* _AVAILABLE DATA_
_ _ _ _

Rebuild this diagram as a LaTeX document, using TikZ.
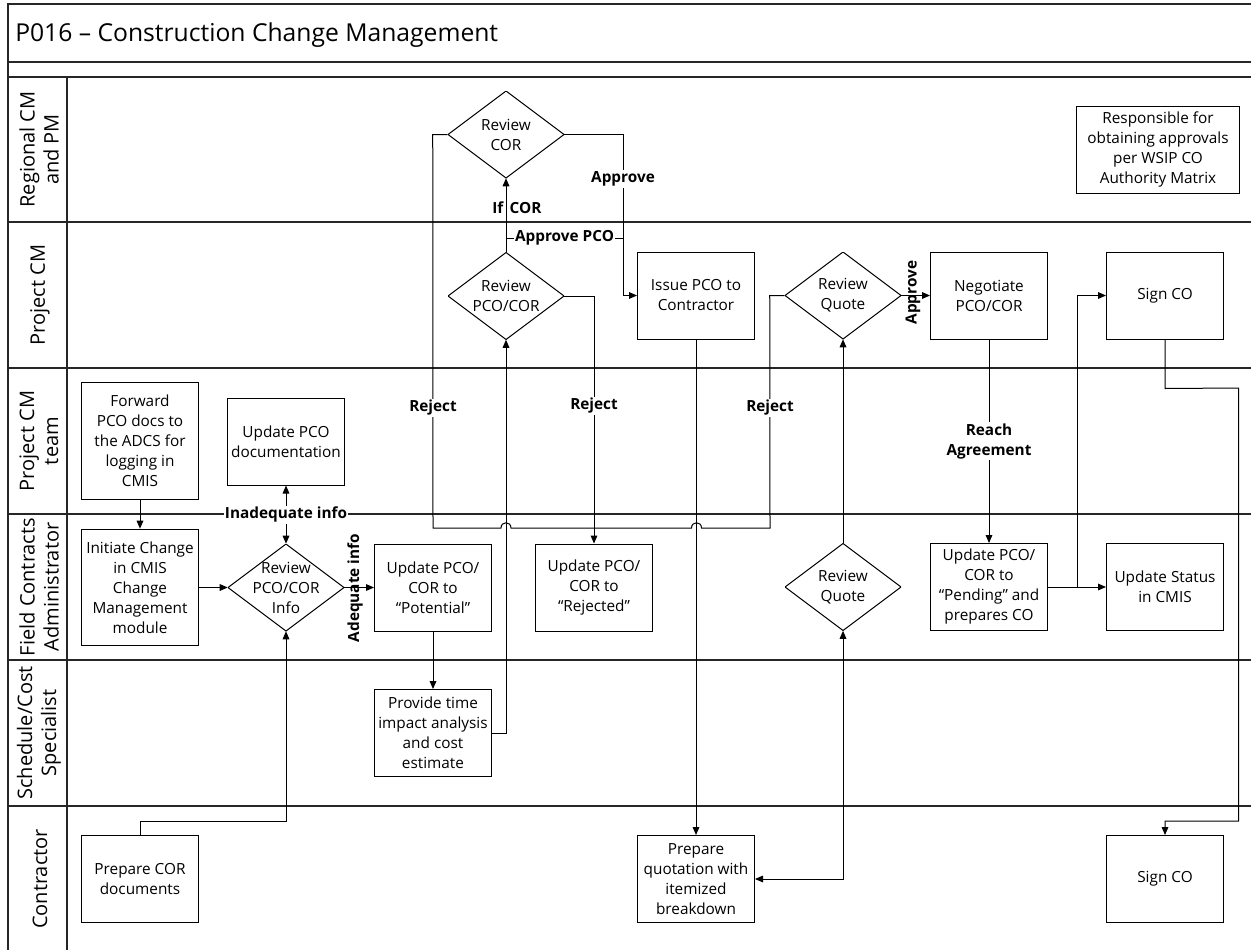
\documentclass[tikz,border=0pt]{standalone}
\usepackage{fontspec}
\setmainfont{Open Sans}
\usetikzlibrary{arrows.meta}
\begin{document}
\begin{tikzpicture}[x=0.75pt,y=-0.75pt,
  laneline/.style={line width=0.9pt, draw=black!85},
  nodefont/.style={font=\fontsize{11.5}{15}\selectfont},
  box/.style={draw, line width=0.75pt, minimum width=87.75pt, minimum height=65.25pt, align=center, inner sep=1pt, nodefont},
  tallbox/.style={box, minimum height=87.5pt},
  dia/.style={rectangle, minimum width=87pt, minimum height=65.25pt, inner sep=0pt, align=center, nodefont,
    path picture={\draw[line width=0.75pt] (path picture bounding box.north) -- (path picture bounding box.east) -- (path picture bounding box.south) -- (path picture bounding box.west) -- cycle;}},
  conn/.style={line width=0.75pt},
  arr/.style={conn, -{Triangle[length=6pt,width=5pt]}},
  dblarr/.style={conn, {Triangle[length=6pt,width=5pt]}-{Triangle[length=6pt,width=5pt]}},
  lbl/.style={font=\bfseries\fontsize{11.5}{15}\selectfont, fill=white, inner sep=1pt, align=center},
  lbltxt/.style={font=\bfseries\fontsize{11.5}{15}\selectfont, inner sep=0pt, align=center},
  lanelbl/.style={rotate=90, align=center, font=\fontsize{15}{18}\selectfont}
]
\useasboundingbox (0,0) rectangle (1251,949);
% frame and lanes
\draw[laneline] (8,950) -- (8,4) -- (1252,4);
\draw[laneline] (8,62) -- (1252,62);
\draw[laneline] (8,77) -- (1252,77);
\foreach \yy in {222,368,514,660,806} \draw[laneline] (8,\yy) -- (1252,\yy);
\draw[laneline] (67,77) -- (67,950);
\node[anchor=base west, inner sep=0pt, font=\fontsize{18.5}{22}\selectfont] (title) at (15,42) {P016 – Construction Change Management};
% lane labels
\node[lanelbl] (l1) at (39,149.5) {Regional CM\\and PM};
\node[lanelbl] (l2) at (40,295) {Project CM};
\node[lanelbl] (l3) at (39,441) {Project CM\\team};
\node[lanelbl] (l4) at (39,587) {Field Contracts\\Administrator};
\node[lanelbl] (l5) at (39,733) {Schedule/Cost\\Specialist};
\node[lanelbl] (l6) at (40,879) {Contractor};
% nodes
\node[dia] (rcor) at (506,134.5) {Review\\COR};
\node[box, minimum width=122pt] (resp) at (1158,149.5) {Responsible for\\obtaining approvals\\per WSIP CO\\Authority Matrix};
\node[dia] (rpco) at (506,296) {Review\\PCO/COR};
\node[box] (issue) at (696,295.5) {Issue PCO to\\Contractor};
\node[dia] (rq1) at (843,295.5) {Review\\Quote};
\node[box] (nego) at (989,295.5) {Negotiate\\PCO/COR};
\node[box] (sign1) at (1165,295.5) {Sign CO};
\node[tallbox] (fwd) at (140,441) {Forward\\PCO docs to\\the ADCS for\\logging in\\CMIS};
\node[box] (upd) at (286,441.5) {Update PCO\\documentation};
\node[tallbox] (init) at (140,587.5) {Initiate Change\\in CMIS\\Change\\Management\\module};
\node[dia] (rinfo) at (286,587.5) {Review\\PCO/COR\\Info};
\node[box] (pot) at (433,587.5) {Update PCO/\\COR to\\“Potential”};
\node[box] (rej) at (594,587.5) {Update PCO/\\COR to\\“Rejected”};
\node[dia] (rq2) at (843,587) {Review\\Quote};
\node[box] (pend) at (989,587) {Update PCO/\\COR to\\“Pending” and\\prepares CO};
\node[box] (stat) at (1165,587) {Update Status\\in CMIS};
\node[box] (sched) at (433,733) {Provide time\\impact analysis\\and cost\\estimate};
\node[box] (prepcor) at (140,879) {Prepare COR\\documents};
\node[box] (quot) at (696,879) {Prepare\\quotation with\\itemized\\breakdown};
\node[box] (sign2) at (1165,879) {Sign CO};
% helper coordinates
\coordinate (apj) at (506,238);
\coordinate (apk) at (623,238);
\coordinate (rj) at (594,528);
% connectors
\draw[arr] (fwd.south) -- (init.north);
\draw[arr] (init.east) -- (rinfo.west);
\draw[dblarr] (rinfo.north) -- node[lbl] (inad) {Inadequate info} (upd.south);
\draw[arr] (rinfo.east) -- (pot.west);
\node[lbltxt, rotate=90] (adeq) at (355,588) {Adequate info};
\draw[arr] (pot.south) -- (sched.north);
\draw[arr] (sched.east) -| (rpco.south);
\draw[arr] (prepcor.north) -- ++(0,-14) -| (rinfo.south);
\draw[arr] (rpco.north) -- (rcor.south);
\node[lbltxt, anchor=base west] (ifcor) at (492,213) {If\hspace{0.42em}COR};
\draw[conn] (apj) -- node[lbl] (appco) {Approve PCO} (apk);
\draw[arr] (rcor.east) -- (rcor.east -| apk) -- (apk |- issue.west) -- (issue.west);
\node[lbl] (appr1) at (623,179) {Approve};
\draw[arr] (rpco.east) -- (rpco.east -| rj) -- (rej.north);
\node[lbl] (rej2) at (594,406) {Reject};
\draw[conn] (rcor.west) -- ++(-15,0) -- (433,528) -- (501,528) .. controls (501,521) and (511,521) .. (511,528) -- (rj);
\node[lbl] (rej1) at (433,408) {Reject};
\draw[conn] (rq1.west) -- ++(-15,0) -- (770,528) -- (701.5,528) .. controls (701.5,521) and (691.5,521) .. (691.5,528) -- (rj);
\node[lbl] (rej3) at (770,408) {Reject};
\draw[arr] (issue.south) -- (quot.north);
\draw[dblarr] (quot.east) -| (rq2.south);
\draw[arr] (rq2.north) -- (rq1.south);
\draw[arr] (rq1.east) -- (nego.west);
\node[lbltxt, rotate=90] (appr2) at (913,292.5) {Approve};
\draw[arr] (nego.south) -- node[lbl] (reach) {Reach\\Agreement} (pend.north);
\draw[arr] (pend.east) -- (stat.west);
\draw[arr] (1077,587) |- (sign1.west);
\draw[arr] (sign1.south) -- ++(0,49) -- (1238.5,388) -- (1238.5,821) -- (1165,821) -- (sign2.north);
\end{tikzpicture}
\end{document}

_ _ _ _

* _STATED TASK_
Transcribe all of the material exactly, leaving out whatever pictures it contains.

* _RESULT FOR THIS EXERCISE_
Rebuild this diagram as a LaTeX document, using TikZ.
\documentclass[tikz,border=0pt]{standalone}
\usepackage{fontspec}
\setmainfont{Open Sans}
\usetikzlibrary{arrows.meta}
\begin{document}
\begin{tikzpicture}[x=0.75pt,y=-0.75pt,
  laneline/.style={line width=0.9pt, draw=black!85},
  nodefont/.style={font=\fontsize{11.5}{15}\selectfont},
  box/.style={draw, line width=0.75pt, minimum width=87.75pt, minimum height=65.25pt, align=center, inner sep=1pt, nodefont},
  tallbox/.style={box, minimum height=87.5pt},
  dia/.style={rectangle, minimum width=87pt, minimum height=65.25pt, inner sep=0pt, align=center, nodefont,
    path picture={\draw[line width=0.75pt] (path picture bounding box.north) -- (path picture bounding box.east) -- (path picture bounding box.south) -- (path picture bounding box.west) -- cycle;}},
  conn/.style={line width=0.75pt},
  arr/.style={conn, -{Triangle[length=6pt,width=5pt]}},
  dblarr/.style={conn, {Triangle[length=6pt,width=5pt]}-{Triangle[length=6pt,width=5pt]}},
  lbl/.style={font=\bfseries\fontsize{11.5}{15}\selectfont, fill=white, inner sep=1pt, align=center},
  lbltxt/.style={font=\bfseries\fontsize{11.5}{15}\selectfont, inner sep=0pt, align=center},
  lanelbl/.style={rotate=90, align=center, font=\fontsize{15}{18}\selectfont}
]
\useasboundingbox (0,0) rectangle (1251,949);
% frame and lanes
\draw[laneline] (8,950) -- (8,4) -- (1252,4);
\draw[laneline] (8,62) -- (1252,62);
\draw[laneline] (8,77) -- (1252,77);
\foreach \yy in {222,368,514,660,806} \draw[laneline] (8,\yy) -- (1252,\yy);
\draw[laneline] (67,77) -- (67,950);
\node[anchor=base west, inner sep=0pt, font=\fontsize{18.5}{22}\selectfont] (title) at (15,42) {P016 – Construction Change Management};
% lane labels
\node[lanelbl] (l1) at (39,149.5) {Regional CM\\and PM};
\node[lanelbl] (l2) at (40,295) {Project CM};
\node[lanelbl] (l3) at (39,441) {Project CM\\team};
\node[lanelbl] (l4) at (39,587) {Field Contracts\\Administrator};
\node[lanelbl] (l5) at (39,733) {Schedule/Cost\\Specialist};
\node[lanelbl] (l6) at (40,879) {Contractor};
% nodes
\node[dia] (rcor) at (506,134.5) {Review\\COR};
\node[box, minimum width=122pt] (resp) at (1158,149.5) {Responsible for\\obtaining approvals\\per WSIP CO\\Authority Matrix};
\node[dia] (rpco) at (506,296) {Review\\PCO/COR};
\node[box] (issue) at (696,295.5) {Issue PCO to\\Contractor};
\node[dia] (rq1) at (843,295.5) {Review\\Quote};
\node[box] (nego) at (989,295.5) {Negotiate\\PCO/COR};
\node[box] (sign1) at (1165,295.5) {Sign CO};
\node[tallbox] (fwd) at (140,441) {Forward\\PCO docs to\\the ADCS for\\logging in\\CMIS};
\node[box] (upd) at (286,441.5) {Update PCO\\documentation};
\node[tallbox] (init) at (140,587.5) {Initiate Change\\in CMIS\\Change\\Management\\module};
\node[dia] (rinfo) at (286,587.5) {Review\\PCO/COR\\Info};
\node[box] (pot) at (433,587.5) {Update PCO/\\COR to\\“Potential”};
\node[box] (rej) at (594,587.5) {Update PCO/\\COR to\\“Rejected”};
\node[dia] (rq2) at (843,587) {Review\\Quote};
\node[box] (pend) at (989,587) {Update PCO/\\COR to\\“Pending” and\\prepares CO};
\node[box] (stat) at (1165,587) {Update Status\\in CMIS};
\node[box] (sched) at (433,733) {Provide time\\impact analysis\\and cost\\estimate};
\node[box] (prepcor) at (140,879) {Prepare COR\\documents};
\node[box] (quot) at (696,879) {Prepare\\quotation with\\itemized\\breakdown};
\node[box] (sign2) at (1165,879) {Sign CO};
% helper coordinates
\coordinate (apj) at (506,238);
\coordinate (apk) at (623,238);
\coordinate (rj) at (594,528);
% connectors
\draw[arr] (fwd.south) -- (init.north);
\draw[arr] (init.east) -- (rinfo.west);
\draw[dblarr] (rinfo.north) -- node[lbl] (inad) {Inadequate info} (upd.south);
\draw[arr] (rinfo.east) -- (pot.west);
\node[lbltxt, rotate=90] (adeq) at (355,588) {Adequate info};
\draw[arr] (pot.south) -- (sched.north);
\draw[arr] (sched.east) -| (rpco.south);
\draw[arr] (prepcor.north) -- ++(0,-14) -| (rinfo.south);
\draw[arr] (rpco.north) -- (rcor.south);
\node[lbltxt, anchor=base west] (ifcor) at (492,213) {If\hspace{0.42em}COR};
\draw[conn] (apj) -- node[lbl] (appco) {Approve PCO} (apk);
\draw[arr] (rcor.east) -- (rcor.east -| apk) -- (apk |- issue.west) -- (issue.west);
\node[lbl] (appr1) at (623,179) {Approve};
\draw[arr] (rpco.east) -- (rpco.east -| rj) -- (rej.north);
\node[lbl] (rej2) at (594,406) {Reject};
\draw[conn] (rcor.west) -- ++(-15,0) -- (433,528) -- (501,528) .. controls (501,521) and (511,521) .. (511,528) -- (rj);
\node[lbl] (rej1) at (433,408) {Reject};
\draw[conn] (rq1.west) -- ++(-15,0) -- (770,528) -- (701.5,528) .. controls (701.5,521) and (691.5,521) .. (691.5,528) -- (rj);
\node[lbl] (rej3) at (770,408) {Reject};
\draw[arr] (issue.south) -- (quot.north);
\draw[dblarr] (quot.east) -| (rq2.south);
\draw[arr] (rq2.north) -- (rq1.south);
\draw[arr] (rq1.east) -- (nego.west);
\node[lbltxt, rotate=90] (appr2) at (913,292.5) {Approve};
\draw[arr] (nego.south) -- node[lbl] (reach) {Reach\\Agreement} (pend.north);
\draw[arr] (pend.east) -- (stat.west);
\draw[arr] (1077,587) |- (sign1.west);
\draw[arr] (sign1.south) -- ++(0,49) -- (1238.5,388) -- (1238.5,821) -- (1165,821) -- (sign2.north);
\end{tikzpicture}
\end{document}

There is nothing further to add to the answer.